Parmi les nombreux lieux communs (doxa maxima cretissima) sur l'islam, on lit souvent que la Révélation coranique, divine, inchangeable, empêche tout mouvement hors du dogme. C'est oublier que ce n'est pas l'islam qui a tordu le cou à sa gnose, et a instauré la première "clôture", des siècles avant la fermeture de l'ijtihad, comme le rappelle Corbin : "De ce point de vue, on ne croit pas qu'exagèrent ceux qui estiment que la répression du mouvmeent montaniste marqua pour le chritianisme, dès le II° siècle, un tournant décisif. Lorsque Montan (Montanus) et ses disciples invoquent une nouvelle révélation dispensée par les Anges, on les repousse comme hérétiques commettant un attentat contre la tradition apostolique.
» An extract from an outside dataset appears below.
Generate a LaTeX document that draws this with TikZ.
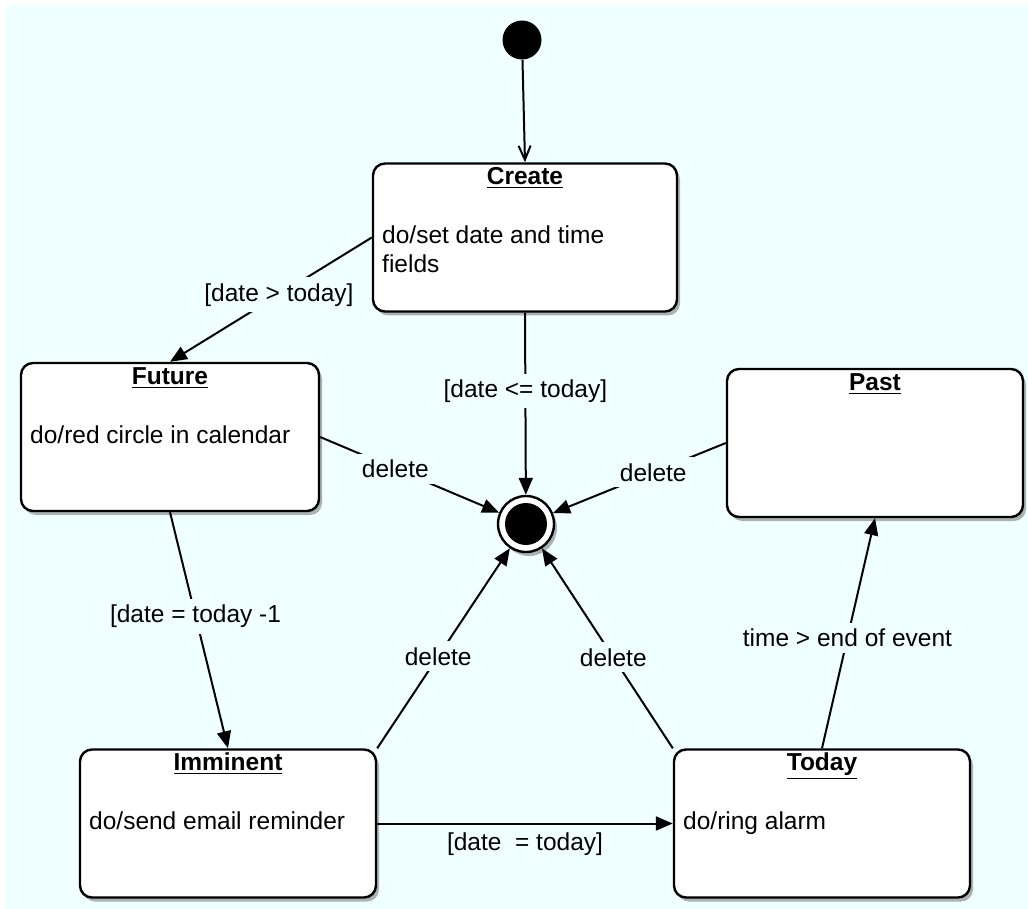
\documentclass[tikz,border=0pt]{standalone}
\usepackage{fontspec}
\setmainfont{Liberation Sans}
\usetikzlibrary{arrows.meta,shadows}
\definecolor{bgcyan}{RGB}{240,255,255}
\tikzset{
  statebox/.style={draw, line width=1.2pt, rounded corners=6pt, fill=white,
    minimum height=74pt, inner sep=0pt,
    drop shadow={shadow xshift=1.5pt, shadow yshift=-2pt, fill=black!60}},
  statetitle/.style={font=\bfseries, inner sep=0pt},
  statebody/.style={align=left, inner sep=0pt, anchor=north west},
  flow/.style={line width=1pt, -{Triangle[length=8.5pt,width=7pt]}},
  lbl/.style={fill=bgcyan, inner sep=3pt},
}
\begin{document}
\fontsize{12.25}{14.5}\selectfont
\begin{tikzpicture}[x=0.5pt, y=-0.5pt]
    \useasboundingbox (0,0) rectangle (1028,909);
    \fill[bgcyan] (5,5) rectangle (1028,909);
    % states
    \foreach \n/\x/\y/\w/\t in {create/525/237.5/152/Create,
        future/170/437/149/Future, past/875/443/148/Past,
        imminent/228/823.5/148/Imminent, today/822/823.5/148/Today}{%
      \node[statebox, minimum width=\w pt] (\n) at (\x,\y) {};
      \node[statetitle, anchor=base] (\n-title) at ([yshift=-11.25pt]\n.north) {\underline{\t}};
    }
    \foreach \n/\t in {create/{do/set date and time\\fields},
        future/{do/red circle in calendar}, imminent/{do/send email reminder},
        today/{do/ring alarm}}{%
      \node[statebody] (\n-body) at ([shift={(5pt,-31.75pt)}]\n.north west) {\t};
    }
    % start and end
    \node[circle, fill=black, minimum size=19.5pt, inner sep=0pt] (init) at (522,40) {};
    \node[circle, draw, line width=1.2pt, fill=white, minimum size=28pt, inner sep=0pt,
      drop shadow={shadow xshift=1.5pt, shadow yshift=-2pt, fill=black!60}] (final) at (526,524) {};
    \node[circle, fill=black, minimum size=21pt, inner sep=0pt] (final-dot) at (final.center) {};
    % transitions
    \draw[line width=1pt, -{Straight Barb[length=7pt,width=6pt]}] (init) -- (create.north);
    \draw[flow] (create.west) -- node[lbl, pos=0.46] (l-future) {[date > today]} (future.north);
    \draw[flow] (create.south) -- node[lbl, pos=0.43] (l-final) {[date <= today]} (final);
    \draw[flow] (future.east) -- node[lbl, pos=0.42] (l-fdel) {delete} (final);
    \draw[flow] (past.west) -- node[lbl, pos=0.42] (l-pdel) {delete} (final);
    \draw[flow] (future.south) -- node[lbl, pos=0.44] (l-imminent) {[date = today -1} (imminent.north);
    \draw[flow] (imminent.north east) -- node[lbl, pos=0.46] (l-idel) {delete} (final);
    \draw[flow] (today.north west) -- node[lbl, pos=0.455] (l-tdel) {delete} (final);
    \draw[flow] (today.north) -- node[lbl, pos=0.48] (l-past) {time > end of event} (past.south);
    \draw[flow] (imminent.east) -- node[below=4pt, inner sep=0pt] (l-today) {[date~ = today]} (today.west);
\end{tikzpicture}
\end{document}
Depuis lors, tout renouvellement, toute récurrence de la libre expression de l'Esprit sous forme de message prophétique et de vision, ou comme herméneutique prophétique des textes antérieurement révélés, ne sont plus licites. A la libre inspiration prophétique se substituent l'institution et le magistère dogmatique de l'Eglise. Dira-t-on que c'est la première qui "continue" sous une autre forme ? Ne vaut-il pas mieux convenir franchement qu'en fait il était impossible à l'Eglise de s'accommoder d'une "prophétie en liberté", des révélations spontanées de l'Esprit. Mais dès lors il faudra que la tradition se fixe dans la lettre du dogme. Clôture de l'inspiration prophétique, élimination de la gnose, exclusion ou destruction de tous les écrits qualifiés comme apocryphes et éclos en milieu gnostique (certains n'ont été retrouvés que récemment), ce sont là autant de symptômes, manifestant avec une logique et une cohérence parfaites, les exigences de la conscience religieuse historique à l'encontre de la conscience gnostique."
Belle explication de la méta-histoire, ou hikâyat, ou zamân anfosî, opposé au temps mesurable, à la res historica, au temps qui coule : "Ici même, il y a en langue arabe un terme clef (usité aussi en persan) d'une ambiguité particulièrement féconde ; c'est le mot hikâyat, lequel signifie une "histoire", un "récit", et comme tel une "imitation", une "répétition", comme si l'art de l'historien s'apparentait à l'art du mime. C'est qu'en fait toute histoire qui se passe dans ce monde visible est l'imitation d'événements d'abord accomplis dans l'âme, "dans le Ciel", et c'est pourquoi le lieu de la hiérohistoire, c'est-à-dire des gestes de l'histoire sacrale, n'est pas perceptible par les sens, parce que leur signification réfère à un autre monde."
Tout ça pour expliquer le joli mot d'un shaykh shiite sur son indifférence à l'historicité d'une révélation :
"J'ai parlé de phénoménologie, mais j'ai dans la mémoire le propos d'un éminent shaykh shiite iranien qui lui, n'avait jamais entendu parler de phénoménologie, mais qui d'emblée frappait la note juste. C'était à propos des critiques mettant en doute l'authenticité d'une partie du corpus des prônes, entretiens et lettres du Ier Imâm, connus sous le nom de Nahj al-balâgha. Le shaykh s'exprima ainsi : "Oui, je sais les critiques que l'on fait au sujet de ce livre ; mais ce que je sais aussi, c'est que, quel que soit l'homme qui ait tenu la plume pour écrire le texte que nous lisons aujourd'hui, à ce moment-là, c'est l'Imâm qui parlait."
Henry Corbin, En Islam iranien, I, Le shiisme duodécimain, IV, Le phénomène du Livre saint.